**Your instructions**. All of the data that follows should be retyped exactly, please, except the pictures.

>> begin

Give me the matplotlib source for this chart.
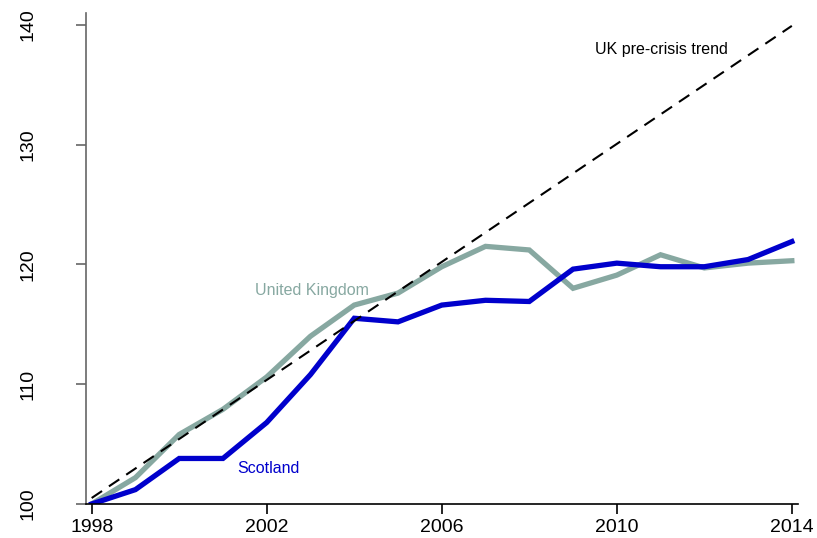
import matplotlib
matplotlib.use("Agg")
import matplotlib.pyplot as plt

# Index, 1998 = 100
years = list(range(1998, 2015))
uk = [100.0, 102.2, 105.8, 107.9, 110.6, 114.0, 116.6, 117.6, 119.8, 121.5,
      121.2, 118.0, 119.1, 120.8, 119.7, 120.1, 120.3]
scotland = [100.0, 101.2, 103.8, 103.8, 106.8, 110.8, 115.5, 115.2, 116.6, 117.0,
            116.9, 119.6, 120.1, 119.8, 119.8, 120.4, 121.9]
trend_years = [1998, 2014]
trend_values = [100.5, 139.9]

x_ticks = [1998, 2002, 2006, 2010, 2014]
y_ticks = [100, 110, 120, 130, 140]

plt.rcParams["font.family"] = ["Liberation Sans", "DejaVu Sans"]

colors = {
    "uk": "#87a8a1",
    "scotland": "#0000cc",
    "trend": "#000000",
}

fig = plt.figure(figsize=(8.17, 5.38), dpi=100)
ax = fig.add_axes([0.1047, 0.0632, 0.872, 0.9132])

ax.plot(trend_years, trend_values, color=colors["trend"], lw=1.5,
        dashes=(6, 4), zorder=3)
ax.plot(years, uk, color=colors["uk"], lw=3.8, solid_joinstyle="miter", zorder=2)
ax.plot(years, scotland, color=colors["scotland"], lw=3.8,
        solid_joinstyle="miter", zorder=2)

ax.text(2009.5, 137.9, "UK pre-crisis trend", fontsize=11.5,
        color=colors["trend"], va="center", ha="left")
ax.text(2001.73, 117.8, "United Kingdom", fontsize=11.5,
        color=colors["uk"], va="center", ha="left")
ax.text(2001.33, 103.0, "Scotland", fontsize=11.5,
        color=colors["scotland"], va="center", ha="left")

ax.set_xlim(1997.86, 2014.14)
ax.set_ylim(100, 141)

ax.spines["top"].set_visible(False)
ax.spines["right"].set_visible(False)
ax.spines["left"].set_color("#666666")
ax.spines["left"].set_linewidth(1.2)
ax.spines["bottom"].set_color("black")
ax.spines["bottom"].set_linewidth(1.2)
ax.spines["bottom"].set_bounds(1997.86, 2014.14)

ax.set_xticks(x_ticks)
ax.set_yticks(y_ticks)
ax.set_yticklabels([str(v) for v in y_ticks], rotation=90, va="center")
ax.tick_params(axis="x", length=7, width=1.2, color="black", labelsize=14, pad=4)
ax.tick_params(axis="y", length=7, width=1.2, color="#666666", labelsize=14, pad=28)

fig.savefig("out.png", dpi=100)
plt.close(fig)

>> end

**Correct result**.
Give me the matplotlib source for this chart.
import matplotlib
matplotlib.use("Agg")
import matplotlib.pyplot as plt

# Index, 1998 = 100
years = list(range(1998, 2015))
uk = [100.0, 102.2, 105.8, 107.9, 110.6, 114.0, 116.6, 117.6, 119.8, 121.5,
      121.2, 118.0, 119.1, 120.8, 119.7, 120.1, 120.3]
scotland = [100.0, 101.2, 103.8, 103.8, 106.8, 110.8, 115.5, 115.2, 116.6, 117.0,
            116.9, 119.6, 120.1, 119.8, 119.8, 120.4, 121.9]
trend_years = [1998, 2014]
trend_values = [100.5, 139.9]

x_ticks = [1998, 2002, 2006, 2010, 2014]
y_ticks = [100, 110, 120, 130, 140]

plt.rcParams["font.family"] = ["Liberation Sans", "DejaVu Sans"]

colors = {
    "uk": "#87a8a1",
    "scotland": "#0000cc",
    "trend": "#000000",
}

fig = plt.figure(figsize=(8.17, 5.38), dpi=100)
ax = fig.add_axes([0.1047, 0.0632, 0.872, 0.9132])

ax.plot(trend_years, trend_values, color=colors["trend"], lw=1.5,
        dashes=(6, 4), zorder=3)
ax.plot(years, uk, color=colors["uk"], lw=3.8, solid_joinstyle="miter", zorder=2)
ax.plot(years, scotland, color=colors["scotland"], lw=3.8,
        solid_joinstyle="miter", zorder=2)

ax.text(2009.5, 137.9, "UK pre-crisis trend", fontsize=11.5,
        color=colors["trend"], va="center", ha="left")
ax.text(2001.73, 117.8, "United Kingdom", fontsize=11.5,
        color=colors["uk"], va="center", ha="left")
ax.text(2001.33, 103.0, "Scotland", fontsize=11.5,
        color=colors["scotland"], va="center", ha="left")

ax.set_xlim(1997.86, 2014.14)
ax.set_ylim(100, 141)

ax.spines["top"].set_visible(False)
ax.spines["right"].set_visible(False)
ax.spines["left"].set_color("#666666")
ax.spines["left"].set_linewidth(1.2)
ax.spines["bottom"].set_color("black")
ax.spines["bottom"].set_linewidth(1.2)
ax.spines["bottom"].set_bounds(1997.86, 2014.14)

ax.set_xticks(x_ticks)
ax.set_yticks(y_ticks)
ax.set_yticklabels([str(v) for v in y_ticks], rotation=90, va="center")
ax.tick_params(axis="x", length=7, width=1.2, color="black", labelsize=14, pad=4)
ax.tick_params(axis="y", length=7, width=1.2, color="#666666", labelsize=14, pad=28)

fig.savefig("out.png", dpi=100)
plt.close(fig)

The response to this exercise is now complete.